There is a definite maturation in the lyrics in Up to Here, that bring a very distinctive Canadiana slant to the songs; a major reason for the band’s popularity in Canada. The stories told in them are often a mix of history (38 Years Old, telling the true story of the ’72 Jailbreak at Millhaven Institute in Bath, Ontario), geography (New Orleans is Sinking) and biography in heartbreak (Boots or Hearts, I’ll Believe in You (Or I’ll Be Leaving You Tonight). The tunes are always thought-provoking in an indentifiable way. I find myself thinking about my own life listening to them. For example, Blow At High Dough, the first song on this album talks of filming a big film production in a small town and how both the Big Timer’s and the Average Joe’s worlds collide in interesting ways. From the first line, “They shot a movie once in my hometown…” I am instantly transported to the time over 35 years ago when a local production company filmed a short movie on my street. Sure, it was small potatoes by Hollywood standards, but it was a big deal for a 10-year-old whose mother actually had to sign a waver to have me in the (very blurry) crowd shots!

The other less-known songs (She Didn’t Know, When the Weight Comes Down, Every Time You Go, Another Midnight, Trickle Down, Opiated) anchor the other hits well. In fact, despite not getting much love or airplay, Another Midnight (a song I interpret to be about financial struggles) is a personal favourite – great harmonies, wonderful lyrics too:

He was a coal miner in the spring
Blinded with its dusty resolutions
Broke his back for higher contributions
Now he'd take anything...

If there was ever anyone who wanted an introduction to the Tragically Hip, I’d hand them a copy of Up to Here.
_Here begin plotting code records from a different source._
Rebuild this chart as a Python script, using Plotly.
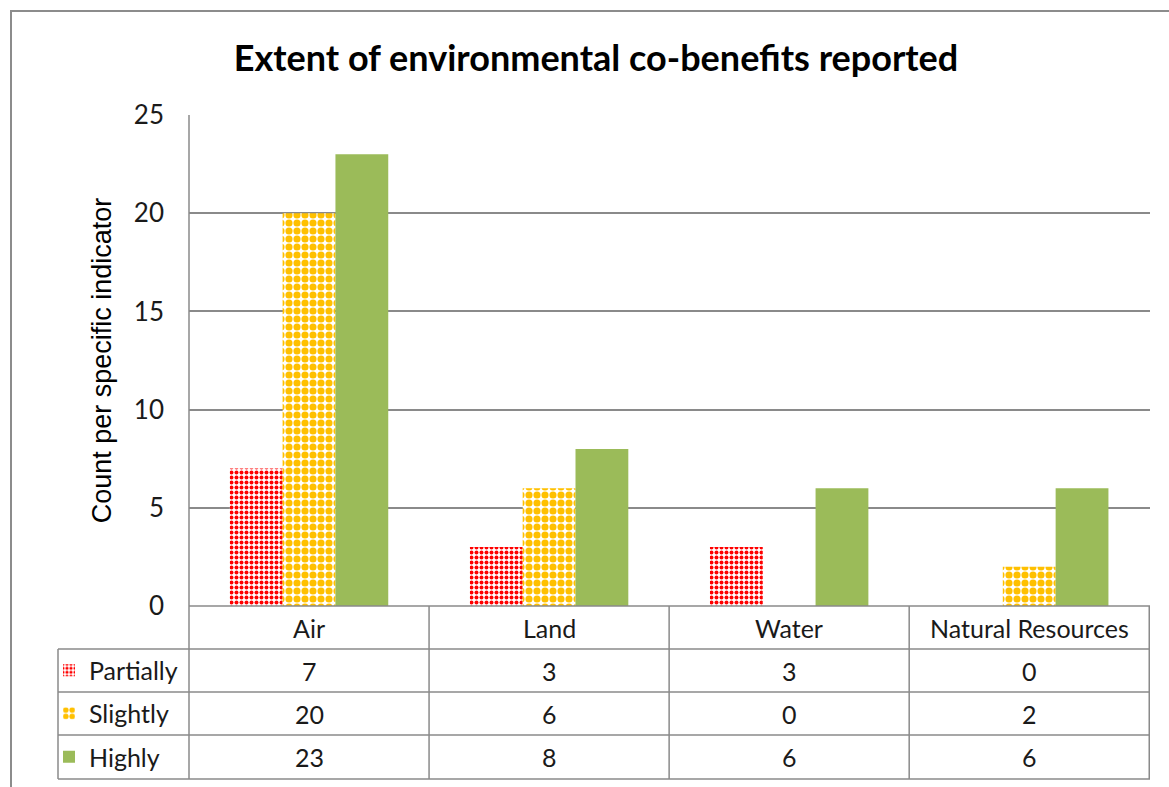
import plotly.graph_objects as go

# ---- data -------------------------------------------------------------
categories = ["Air", "Land", "Water", "Natural Resources"]
partially = [7, 3, 3, 0]
slightly = [20, 6, 0, 2]
highly = [23, 8, 6, 6]
series_names = ["Partially", "Slightly", "Highly"]
y_ticks = [0, 5, 10, 15, 20, 25]

# ---- layout geometry (pixels) -----------------------------------------
W, H = 1169, 787
PL, PR, PT, PB = 189, 1150, 115, 606      # plot area
TABLE_LEFT = 58
ROW_EDGES = [606, 649, 692, 735, 779]     # header row + three data rows
GRID = "#8a8a8a"
FONT = "Lato"
TEXT = "#1a1a1a"


def fx(px):
    return (px - PL) / (PR - PL)


def fy(py):
    return (PB - py) / (PB - PT)


series = [
    dict(name="Partially", values=partially,
         pattern=dict(shape=".", fgcolor="#FF0000", bgcolor="white", fgopacity=1,
                      size=5, solidity=0.5)),
    dict(name="Slightly", values=slightly,
         pattern=dict(shape=".", fgcolor="#FFC000", bgcolor="white", fgopacity=1,
                      size=8, solidity=0.62)),
    dict(name="Highly", values=highly, pattern=None),
]
colors = {"Partially": "white", "Slightly": "white", "Highly": "#9BBB59"}
legend_ids = ["legend", "legend2", "legend3"]

fig = go.Figure()
for i, s in enumerate(series):
    marker = dict(color=colors[s["name"]], line=dict(width=0))
    if s["pattern"]:
        marker["pattern"] = s["pattern"]
    fig.add_trace(go.Bar(
        x=categories, y=s["values"], name=s["name"], marker=marker,
        legend=legend_ids[i], showlegend=True,
    ))

# ---- data table below the axis ----------------------------------------
annotations = []
row_centers = [(ROW_EDGES[k] + ROW_EDGES[k + 1]) / 2 for k in range(4)]
for cat in categories:
    annotations.append(dict(x=cat, xref="x", y=fy(row_centers[0]), yref="paper",
                            text=cat, showarrow=False, yanchor="middle",
                            font=dict(family=FONT, size=25, color=TEXT)))
for r, s in enumerate(series):
    for cat, v in zip(categories, s["values"]):
        annotations.append(dict(x=cat, xref="x", y=fy(row_centers[r + 1]), yref="paper",
                                text=str(v), showarrow=False, yanchor="middle",
                                font=dict(family=FONT, size=25, color=TEXT)))

line = dict(color=GRID, width=1.5)
shapes = []
# horizontal rules
shapes.append(dict(type="line", xref="paper", yref="paper", x0=fx(PL), x1=fx(PR),
                   y0=fy(ROW_EDGES[0]), y1=fy(ROW_EDGES[0]), line=line))
for e in ROW_EDGES[1:]:
    shapes.append(dict(type="line", xref="paper", yref="paper", x0=fx(TABLE_LEFT), x1=fx(PR),
                       y0=fy(e), y1=fy(e), line=line))
# vertical rules
shapes.append(dict(type="line", xref="paper", yref="paper", x0=fx(PL), x1=fx(PL),
                   y0=fy(PT), y1=fy(ROW_EDGES[-1]), line=line))
shapes.append(dict(type="line", xref="paper", yref="paper", x0=fx(TABLE_LEFT), x1=fx(TABLE_LEFT),
                   y0=fy(ROW_EDGES[1]), y1=fy(ROW_EDGES[-1]), line=line))
for k in range(1, len(categories) + 1):
    shapes.append(dict(type="line", xref="x", yref="paper", x0=k - 0.5, x1=k - 0.5,
                       y0=fy(ROW_EDGES[0]), y1=fy(ROW_EDGES[-1]), line=line))
# chart frame
shapes.append(dict(type="rect", xref="paper", yref="paper", x0=fx(11), x1=fx(W + 20),
                   y0=fy(H + 20), y1=fy(11), line=dict(color="#8c8c8c", width=2)))

legend_common = dict(xanchor="left", yanchor="middle", bgcolor="rgba(0,0,0,0)",
                     font=dict(family=FONT, size=25, color=TEXT))
layout_legends = {}
for r, lid in enumerate(legend_ids):
    layout_legends[lid] = dict(x=fx(TABLE_LEFT - 9), y=fy(row_centers[r + 1]), **legend_common)

fig.update_layout(
    width=W, height=H,
    margin=dict(l=PL, r=W - PR, t=PT, b=H - PB, autoexpand=False),
    paper_bgcolor="white", plot_bgcolor="white",
    barmode="group", bargap=0.34, bargroupgap=0,
    title=dict(text="<b>Extent of environmental co-benefits reported</b>",
               xref="container", x=596 / W, xanchor="center",
               y=1 - 58 / H, yanchor="middle",
               font=dict(family=FONT, size=36, color="black")),
    xaxis=dict(showticklabels=False, showgrid=False, zeroline=False, showline=False,
               ticks=""),
    yaxis=dict(range=[0, 25], tickvals=y_ticks, showgrid=True, gridcolor=GRID, gridwidth=1.5,
               zeroline=False, showline=False, ticks="", ticklabelstandoff=24,
               tickfont=dict(family=FONT, size=26, color=TEXT),
               title=dict(text="Count per specific indicator", standoff=14,
                          font=dict(family="Liberation Sans", size=27, color="black"))),
    annotations=annotations,
    shapes=shapes,
    **layout_legends,
)

fig.write_html("out.html")
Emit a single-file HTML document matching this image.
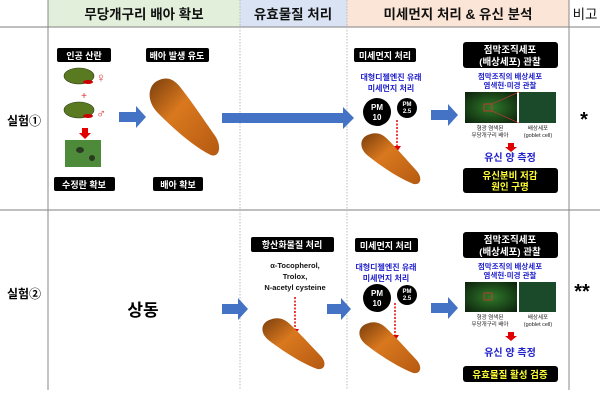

This is one well-produced record, and not a single bad song; a solid debut!


Up To Here
The Tragically Hip

Thanks for reading! Now head over to Kevin’s blog for his take!


  1. Me and Tbone were in Winnipeg August 89 and under the new releases at the record shop we were checking out was “Up To Here”. We couldn’t believe it as a band we seen in Feb 88 in front of 25 people now had a major label release.
    Hard Work pays off as I bought it on CD and Tbone on cassette tape. Needless to say we were blown away by it.
    Fast Forward to March 1990 and The Hip roll into Lakehead University in town and the place was packed with at least 500 people or maybe more.
    They came on at midnight and there’s Downie with his long hair and bushy beard and they opened with ‘Crack My Spine Like A Whip” and just like that they rocked that debut as well as I still recall hearing Three Pistols and Fight as well so it was call they were road testing material.
    Such a great night of rock and recall laughing at watching Langlois jam on that guitar of his duct taped up and a cigarette ash hanging out of his mouth about the length of my arm!
    Good Fuckin Times!

    Liked by 2 people

    1. This is the album that made me a fan of their music. I got it when they released it and stayed on board for most the journey. This is just a solid rock record with TH showing their stuff. Good review Sarca. They are a special band and this record proved it.

      Liked by 2 people

        1. I made a choice to do a take on a TH album (I did Road Apples). I could have picked anyone of the albums I had.
          (Stephen, Ive checked out your takes. I’m not a quiz guy but I just popped over again and seen some interesting takes. I get over and have a better look. Later)

          Liked by 2 people

    2. That’s why I mentioned it. The Hip would often take from their own geography, and it’s easily identifiable. Who else lives in or by a town “with a long French name…” practically everyone in Canada.

      Liked by 1 person

  2. I was saying over at Kevin’s place that I like this one. There are a couple of tunes that I’m not too keen on (I’ll Believe In You… and the last number) but it’s a Hip album that stuck with me.

    Liked by 1 person

  3. Great review. As I posted on BoMars.

    I’m coming in without any real knowledge of the band and their music. So with each review I go and check the album out and man I like it.

    Tracks like “Everytime You Go”, “She Didn’t Know” and “When The Weight Comes Down”. Especially “When The Weight Comes Down” as it has this Jim Morrison/Ian Astbury vocal tone.

    Liked by 1 person

      1. When The Weight Comes Down is indeed memorable. It was the 1st Hip song I remember hearing (although I later realized I knew some from the mini LP). I wrote the band’s name down, but shortly after I heard New Orleans. I just went and bought the cd.